**Exercise instructions:** Start at the line containing "Write a web" and stop at the line containing "80.5, 81, 86.2]"; copy those lines exactly, both ends included, and no others.

**Supplied data:**
▬▬▬▬▬▬

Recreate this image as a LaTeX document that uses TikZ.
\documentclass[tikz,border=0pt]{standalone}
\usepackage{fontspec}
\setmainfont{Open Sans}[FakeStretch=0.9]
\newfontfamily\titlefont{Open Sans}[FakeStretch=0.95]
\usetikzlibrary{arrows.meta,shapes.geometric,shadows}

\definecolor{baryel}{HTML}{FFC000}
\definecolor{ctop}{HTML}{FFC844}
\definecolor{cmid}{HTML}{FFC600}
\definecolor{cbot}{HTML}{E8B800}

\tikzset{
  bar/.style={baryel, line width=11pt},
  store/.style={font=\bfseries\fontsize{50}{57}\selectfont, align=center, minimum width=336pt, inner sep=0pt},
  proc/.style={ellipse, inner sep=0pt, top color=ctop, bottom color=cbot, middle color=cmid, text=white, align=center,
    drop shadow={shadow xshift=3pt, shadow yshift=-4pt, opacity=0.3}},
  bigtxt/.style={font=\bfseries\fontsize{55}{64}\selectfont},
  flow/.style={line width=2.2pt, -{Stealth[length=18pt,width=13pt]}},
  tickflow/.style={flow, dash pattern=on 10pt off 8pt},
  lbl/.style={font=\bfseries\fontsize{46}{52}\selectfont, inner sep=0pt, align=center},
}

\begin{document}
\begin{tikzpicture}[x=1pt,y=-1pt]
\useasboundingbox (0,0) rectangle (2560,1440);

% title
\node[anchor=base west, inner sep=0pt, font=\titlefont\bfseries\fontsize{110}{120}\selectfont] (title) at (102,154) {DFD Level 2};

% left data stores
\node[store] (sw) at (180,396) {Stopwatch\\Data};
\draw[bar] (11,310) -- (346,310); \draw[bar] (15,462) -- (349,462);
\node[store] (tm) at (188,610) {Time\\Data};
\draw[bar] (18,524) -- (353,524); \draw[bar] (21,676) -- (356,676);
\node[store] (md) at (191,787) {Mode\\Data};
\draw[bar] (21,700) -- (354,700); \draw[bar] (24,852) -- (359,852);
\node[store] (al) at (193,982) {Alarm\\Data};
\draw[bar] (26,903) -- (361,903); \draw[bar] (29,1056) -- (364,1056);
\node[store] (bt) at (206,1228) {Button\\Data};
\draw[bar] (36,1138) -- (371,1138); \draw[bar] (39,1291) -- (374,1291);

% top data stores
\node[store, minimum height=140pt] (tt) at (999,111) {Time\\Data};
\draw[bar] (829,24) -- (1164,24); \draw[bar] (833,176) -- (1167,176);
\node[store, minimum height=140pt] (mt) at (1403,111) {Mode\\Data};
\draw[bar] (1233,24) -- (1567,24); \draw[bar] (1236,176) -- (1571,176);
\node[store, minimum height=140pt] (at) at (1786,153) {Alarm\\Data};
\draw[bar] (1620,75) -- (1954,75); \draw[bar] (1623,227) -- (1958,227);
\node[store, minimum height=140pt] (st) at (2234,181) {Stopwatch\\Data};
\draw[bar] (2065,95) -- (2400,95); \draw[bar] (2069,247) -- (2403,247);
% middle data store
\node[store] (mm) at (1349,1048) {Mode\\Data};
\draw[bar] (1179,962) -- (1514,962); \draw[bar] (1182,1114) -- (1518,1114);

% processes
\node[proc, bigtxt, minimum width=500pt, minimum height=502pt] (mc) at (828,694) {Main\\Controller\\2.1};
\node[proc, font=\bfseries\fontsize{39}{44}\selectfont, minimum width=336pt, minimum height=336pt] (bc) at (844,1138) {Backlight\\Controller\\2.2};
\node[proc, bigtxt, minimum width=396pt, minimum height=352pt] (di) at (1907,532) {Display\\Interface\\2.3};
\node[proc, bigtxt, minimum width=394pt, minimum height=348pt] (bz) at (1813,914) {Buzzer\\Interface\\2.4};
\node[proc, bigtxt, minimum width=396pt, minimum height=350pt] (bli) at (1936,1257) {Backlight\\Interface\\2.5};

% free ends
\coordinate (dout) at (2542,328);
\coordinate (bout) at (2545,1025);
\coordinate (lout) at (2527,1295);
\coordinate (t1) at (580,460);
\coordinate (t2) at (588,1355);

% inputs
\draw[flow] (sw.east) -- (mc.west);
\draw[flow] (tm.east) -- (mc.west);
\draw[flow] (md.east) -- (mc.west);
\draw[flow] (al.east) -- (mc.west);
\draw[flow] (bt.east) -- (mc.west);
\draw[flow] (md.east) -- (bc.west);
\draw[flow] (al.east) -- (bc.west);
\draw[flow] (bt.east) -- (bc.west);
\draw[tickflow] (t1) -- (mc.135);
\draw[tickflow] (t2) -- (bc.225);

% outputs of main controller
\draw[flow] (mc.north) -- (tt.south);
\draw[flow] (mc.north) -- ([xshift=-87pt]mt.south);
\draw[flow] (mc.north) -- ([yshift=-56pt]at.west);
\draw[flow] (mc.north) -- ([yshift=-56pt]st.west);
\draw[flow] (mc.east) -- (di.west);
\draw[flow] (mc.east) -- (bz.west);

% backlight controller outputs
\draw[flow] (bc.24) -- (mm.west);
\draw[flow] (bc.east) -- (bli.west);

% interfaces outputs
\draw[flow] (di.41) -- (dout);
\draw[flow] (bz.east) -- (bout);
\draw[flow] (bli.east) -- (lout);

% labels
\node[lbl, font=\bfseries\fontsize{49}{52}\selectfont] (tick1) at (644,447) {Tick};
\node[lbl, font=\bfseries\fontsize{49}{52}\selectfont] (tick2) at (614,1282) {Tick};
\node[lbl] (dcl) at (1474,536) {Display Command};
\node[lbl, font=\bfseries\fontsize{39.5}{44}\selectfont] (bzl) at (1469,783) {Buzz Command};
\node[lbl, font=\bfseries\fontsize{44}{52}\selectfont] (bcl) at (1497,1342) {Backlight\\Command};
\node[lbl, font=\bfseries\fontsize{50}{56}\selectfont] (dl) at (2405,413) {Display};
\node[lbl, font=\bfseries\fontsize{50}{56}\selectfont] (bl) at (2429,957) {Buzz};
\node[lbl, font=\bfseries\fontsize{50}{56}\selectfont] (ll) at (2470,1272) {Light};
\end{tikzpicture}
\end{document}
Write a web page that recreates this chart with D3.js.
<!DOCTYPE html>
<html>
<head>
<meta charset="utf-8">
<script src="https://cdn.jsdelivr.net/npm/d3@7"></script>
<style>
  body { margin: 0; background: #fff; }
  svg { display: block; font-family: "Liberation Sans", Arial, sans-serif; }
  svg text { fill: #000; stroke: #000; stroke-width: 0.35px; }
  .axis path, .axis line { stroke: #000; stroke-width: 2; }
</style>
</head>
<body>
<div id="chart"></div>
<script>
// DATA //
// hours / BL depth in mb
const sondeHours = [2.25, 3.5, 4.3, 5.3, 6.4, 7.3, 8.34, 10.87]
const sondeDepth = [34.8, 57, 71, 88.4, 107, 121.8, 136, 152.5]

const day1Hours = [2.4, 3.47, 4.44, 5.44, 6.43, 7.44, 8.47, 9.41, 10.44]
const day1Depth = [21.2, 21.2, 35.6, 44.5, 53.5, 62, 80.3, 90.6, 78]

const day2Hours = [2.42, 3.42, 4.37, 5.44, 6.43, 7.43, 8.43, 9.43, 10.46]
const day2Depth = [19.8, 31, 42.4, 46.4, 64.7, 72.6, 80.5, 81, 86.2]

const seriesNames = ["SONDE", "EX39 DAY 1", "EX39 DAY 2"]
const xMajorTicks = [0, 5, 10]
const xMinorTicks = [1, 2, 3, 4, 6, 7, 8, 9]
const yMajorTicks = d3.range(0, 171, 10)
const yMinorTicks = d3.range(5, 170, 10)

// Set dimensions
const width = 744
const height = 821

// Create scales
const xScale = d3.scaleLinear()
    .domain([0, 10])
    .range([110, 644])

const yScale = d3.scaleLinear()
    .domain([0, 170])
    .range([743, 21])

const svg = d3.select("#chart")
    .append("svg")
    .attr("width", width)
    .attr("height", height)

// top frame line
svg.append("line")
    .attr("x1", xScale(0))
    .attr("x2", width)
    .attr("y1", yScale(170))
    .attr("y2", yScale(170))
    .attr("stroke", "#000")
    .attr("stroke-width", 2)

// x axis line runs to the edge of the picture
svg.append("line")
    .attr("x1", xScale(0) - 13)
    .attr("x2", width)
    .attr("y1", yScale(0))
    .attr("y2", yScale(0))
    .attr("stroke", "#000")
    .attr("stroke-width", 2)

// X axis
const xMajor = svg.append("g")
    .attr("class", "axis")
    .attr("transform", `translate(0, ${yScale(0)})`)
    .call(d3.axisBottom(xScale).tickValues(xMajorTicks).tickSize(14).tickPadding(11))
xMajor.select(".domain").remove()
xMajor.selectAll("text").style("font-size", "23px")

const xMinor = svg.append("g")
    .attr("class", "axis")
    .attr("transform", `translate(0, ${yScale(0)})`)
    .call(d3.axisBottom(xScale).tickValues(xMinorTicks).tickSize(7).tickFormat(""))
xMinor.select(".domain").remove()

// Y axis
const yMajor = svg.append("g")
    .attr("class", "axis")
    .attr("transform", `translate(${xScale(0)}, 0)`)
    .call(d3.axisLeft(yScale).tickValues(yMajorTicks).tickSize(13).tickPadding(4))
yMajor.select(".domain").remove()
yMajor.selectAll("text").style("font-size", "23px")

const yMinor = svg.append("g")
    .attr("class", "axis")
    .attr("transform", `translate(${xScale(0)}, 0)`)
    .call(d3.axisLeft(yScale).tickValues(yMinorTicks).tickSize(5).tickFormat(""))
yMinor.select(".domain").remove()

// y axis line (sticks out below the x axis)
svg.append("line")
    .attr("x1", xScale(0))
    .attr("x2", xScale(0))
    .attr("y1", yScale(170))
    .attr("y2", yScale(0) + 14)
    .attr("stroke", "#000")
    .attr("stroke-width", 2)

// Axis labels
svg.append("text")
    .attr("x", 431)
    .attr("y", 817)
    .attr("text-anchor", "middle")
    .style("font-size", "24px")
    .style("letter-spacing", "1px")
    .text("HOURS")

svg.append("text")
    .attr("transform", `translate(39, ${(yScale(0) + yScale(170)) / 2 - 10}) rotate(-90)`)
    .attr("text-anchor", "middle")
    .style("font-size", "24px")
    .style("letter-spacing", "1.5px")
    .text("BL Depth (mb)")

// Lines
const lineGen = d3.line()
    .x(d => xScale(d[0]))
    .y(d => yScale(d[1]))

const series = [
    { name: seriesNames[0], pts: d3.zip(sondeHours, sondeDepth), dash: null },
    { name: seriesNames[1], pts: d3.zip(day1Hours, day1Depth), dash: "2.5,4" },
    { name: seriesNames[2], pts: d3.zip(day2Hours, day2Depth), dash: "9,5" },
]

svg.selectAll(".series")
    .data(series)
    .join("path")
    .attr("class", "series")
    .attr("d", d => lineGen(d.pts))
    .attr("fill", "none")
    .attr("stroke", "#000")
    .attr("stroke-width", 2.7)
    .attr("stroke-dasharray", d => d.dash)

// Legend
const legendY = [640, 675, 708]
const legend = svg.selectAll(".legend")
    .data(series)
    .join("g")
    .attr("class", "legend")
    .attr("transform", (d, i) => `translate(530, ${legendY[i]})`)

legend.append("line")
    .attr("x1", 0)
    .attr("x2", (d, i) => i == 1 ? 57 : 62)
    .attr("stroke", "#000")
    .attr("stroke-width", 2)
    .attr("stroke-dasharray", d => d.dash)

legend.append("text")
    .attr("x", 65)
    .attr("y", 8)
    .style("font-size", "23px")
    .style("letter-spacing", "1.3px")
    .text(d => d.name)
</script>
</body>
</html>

▬▬▬▬▬▬

**Solution to this exercise:**
Write a web page that recreates this chart with D3.js.
<!DOCTYPE html>
<html>
<head>
<meta charset="utf-8">
<script src="https://cdn.jsdelivr.net/npm/d3@7"></script>
<style>
  body { margin: 0; background: #fff; }
  svg { display: block; font-family: "Liberation Sans", Arial, sans-serif; }
  svg text { fill: #000; stroke: #000; stroke-width: 0.35px; }
  .axis path, .axis line { stroke: #000; stroke-width: 2; }
</style>
</head>
<body>
<div id="chart"></div>
<script>
// DATA //
// hours / BL depth in mb
const sondeHours = [2.25, 3.5, 4.3, 5.3, 6.4, 7.3, 8.34, 10.87]
const sondeDepth = [34.8, 57, 71, 88.4, 107, 121.8, 136, 152.5]

const day1Hours = [2.4, 3.47, 4.44, 5.44, 6.43, 7.44, 8.47, 9.41, 10.44]
const day1Depth = [21.2, 21.2, 35.6, 44.5, 53.5, 62, 80.3, 90.6, 78]

const day2Hours = [2.42, 3.42, 4.37, 5.44, 6.43, 7.43, 8.43, 9.43, 10.46]
const day2Depth = [19.8, 31, 42.4, 46.4, 64.7, 72.6, 80.5, 81, 86.2]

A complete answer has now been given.